STATED TASK:
Find the lines containing "React" and say how many there are, with no other words.

STORED DATA:
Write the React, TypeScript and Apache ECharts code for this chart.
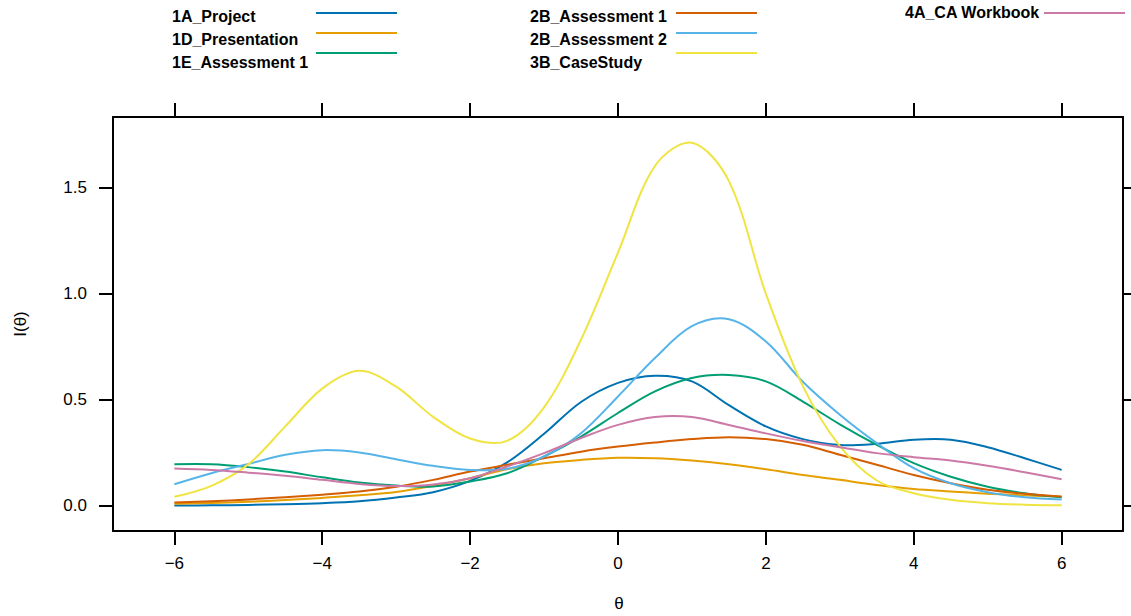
import React, { useEffect, useRef } from "react";
import * as echarts from "echarts";

const theta = [-6, -5.5, -5, -4.5, -4, -3.5, -3, -2.5, -2, -1.5, -1, -0.5, 0, 0.5, 1, 1.5, 2, 2.5, 3, 3.5, 4, 4.5, 5, 5.5, 6];

const project1A = [0.002, 0.003, 0.005, 0.008, 0.013, 0.022, 0.040, 0.065, 0.118, 0.205, 0.340, 0.490, 0.580, 0.614, 0.587, 0.475, 0.375, 0.315, 0.287, 0.293, 0.312, 0.312, 0.277, 0.225, 0.170];
const presentation1D = [0.010, 0.014, 0.020, 0.028, 0.038, 0.050, 0.066, 0.095, 0.131, 0.173, 0.201, 0.217, 0.227, 0.225, 0.214, 0.197, 0.173, 0.146, 0.123, 0.099, 0.080, 0.068, 0.057, 0.050, 0.044];
const assessment1E = [0.197, 0.197, 0.183, 0.162, 0.135, 0.110, 0.096, 0.092, 0.115, 0.154, 0.233, 0.327, 0.438, 0.540, 0.603, 0.617, 0.587, 0.492, 0.385, 0.288, 0.202, 0.138, 0.091, 0.060, 0.041];
const assessment2B1 = [0.016, 0.022, 0.031, 0.041, 0.053, 0.068, 0.091, 0.123, 0.162, 0.194, 0.225, 0.256, 0.280, 0.299, 0.315, 0.324, 0.315, 0.288, 0.241, 0.194, 0.146, 0.107, 0.076, 0.057, 0.044];
const assessment2B2 = [0.102, 0.154, 0.198, 0.241, 0.263, 0.252, 0.220, 0.189, 0.170, 0.175, 0.233, 0.343, 0.516, 0.697, 0.847, 0.880, 0.775, 0.585, 0.430, 0.296, 0.178, 0.107, 0.065, 0.041, 0.030];
const caseStudy3B = [0.043, 0.095, 0.196, 0.375, 0.553, 0.637, 0.562, 0.420, 0.318, 0.307, 0.465, 0.784, 1.194, 1.602, 1.712, 1.531, 1.000, 0.565, 0.282, 0.120, 0.060, 0.029, 0.013, 0.006, 0.003];
const workbook4A = [0.177, 0.170, 0.157, 0.142, 0.123, 0.104, 0.094, 0.101, 0.131, 0.186, 0.249, 0.320, 0.382, 0.419, 0.419, 0.382, 0.342, 0.306, 0.277, 0.249, 0.230, 0.214, 0.189, 0.159, 0.126];

const xTicks = [-6, -4, -2, 0, 2, 4, 6];
const yTicks = [0, 0.5, 1.0, 1.5];

const seriesNames = ["1A_Project", "1D_Presentation", "1E_Assessment 1", "2B_Assessment 1", "2B_Assessment 2", "3B_CaseStudy", "4A_CA Workbook"];
const seriesData = [project1A, presentation1D, assessment1E, assessment2B1, assessment2B2, caseStudy3B, workbook4A];
const seriesColors = ["#0072B2", "#E69F00", "#009E73", "#D55E00", "#56B4E9", "#F0E442", "#CC79A7"];

const FONT = "Liberation Sans, Arial, sans-serif";

export default function App() {
  const ref = useRef<HTMLDivElement>(null);
  useEffect(() => {
    if (!ref.current) return;
    const chart = echarts.init(ref.current, null, { renderer: "svg" });

    const axisLine = { show: true, onZero: false, lineStyle: { color: "#000", width: 2 } };
    const tick = (vals: number[]) => ({ show: true, length: 14, customValues: vals, lineStyle: { color: "#000", width: 2 } });
    const minus = (v: number) => (v < 0 ? "\u2212" + Math.abs(v) : String(v));

    const legendPos = [
      { tx: 172, ty: 17, lx: 316, ly: 13 },
      { tx: 172, ty: 40, lx: 316, ly: 33 },
      { tx: 172, ty: 63, lx: 316, ly: 53 },
      { tx: 530, ty: 17, lx: 676, ly: 13 },
      { tx: 530, ty: 40, lx: 676, ly: 33 },
      { tx: 530, ty: 63, lx: 676, ly: 53 },
      { tx: 905, ty: 13, lx: 1044, ly: 13 },
    ];
    const legendGraphics: any[] = [];
    seriesNames.forEach((name, i) => {
      const p = legendPos[i];
      legendGraphics.push({
        type: "text",
        left: p.tx,
        top: p.ty - 9,
        style: { text: name, font: `bold 16px ${FONT}`, fill: "#000" },
      });
      legendGraphics.push({
        type: "line",
        shape: { x1: p.lx, y1: p.ly, x2: p.lx + 81, y2: p.ly },
        style: { stroke: seriesColors[i], lineWidth: 2 },
      });
    });

    chart.setOption({
      animation: false,
      backgroundColor: "#fff",
      grid: { left: 113, right: 8, top: 117, bottom: 85, containLabel: false },
      xAxis: [
        {
          type: "value",
          position: "bottom",
          min: -6.83,
          max: 6.83,
          axisLine,
          axisTick: tick(xTicks),
          splitLine: { show: false },
          axisLabel: { customValues: xTicks, formatter: minus, margin: 24, fontSize: 17, fontFamily: FONT, color: "#000" },
        },
        {
          type: "value",
          position: "top",
          min: -6.83,
          max: 6.83,
          axisLine,
          axisTick: tick(xTicks),
          splitLine: { show: false },
          axisLabel: { show: false },
        },
      ],
      yAxis: [
        {
          type: "value",
          position: "left",
          min: -0.118,
          max: 1.833,
          axisLine,
          axisTick: tick(yTicks),
          splitLine: { show: false },
          axisLabel: { customValues: yTicks, formatter: (v: number) => v.toFixed(1), margin: 26, fontSize: 17, fontFamily: FONT, color: "#000" },
        },
        {
          type: "value",
          position: "right",
          min: -0.118,
          max: 1.833,
          axisLine,
          axisTick: tick(yTicks),
          splitLine: { show: false },
          axisLabel: { show: false },
        },
      ],
      series: seriesNames.map((name, i) => ({
        name,
        type: "custom",
        coordinateSystem: "cartesian2d",
        xAxisIndex: 0,
        yAxisIndex: 0,
        data: theta.map((t, j) => [t, seriesData[i][j]]),
        encode: { x: 0, y: 1 },
        renderItem: (params: any, api: any) => {
          if (params.dataIndex !== 0) return null;
          const pts = theta.map((t, j) => api.coord([t, seriesData[i][j]]));
          return {
            type: "polyline",
            shape: { points: pts, smooth: 0.34 },
            style: { stroke: seriesColors[i], lineWidth: 2, fill: "none" },
          };
        },
      })),
      graphic: [
        ...legendGraphics,
        {
          type: "text",
          x: 20,
          y: 324,
          rotation: Math.PI / 2,
          style: { text: "I(\u03b8)", font: `17px ${FONT}`, fill: "#000", align: "center", verticalAlign: "middle" },
        },
        {
          type: "text",
          x: 619,
          y: 603,
          style: { text: "\u03b8", font: `17px ${FONT}`, fill: "#000", align: "center", verticalAlign: "middle" },
        },
      ],
    });
    return () => chart.dispose();
  }, []);
  return <div ref={ref} style={{ position: "absolute", left: 0, top: 0, width: 1131, height: 616 }} />;
}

FULL ANSWER:
2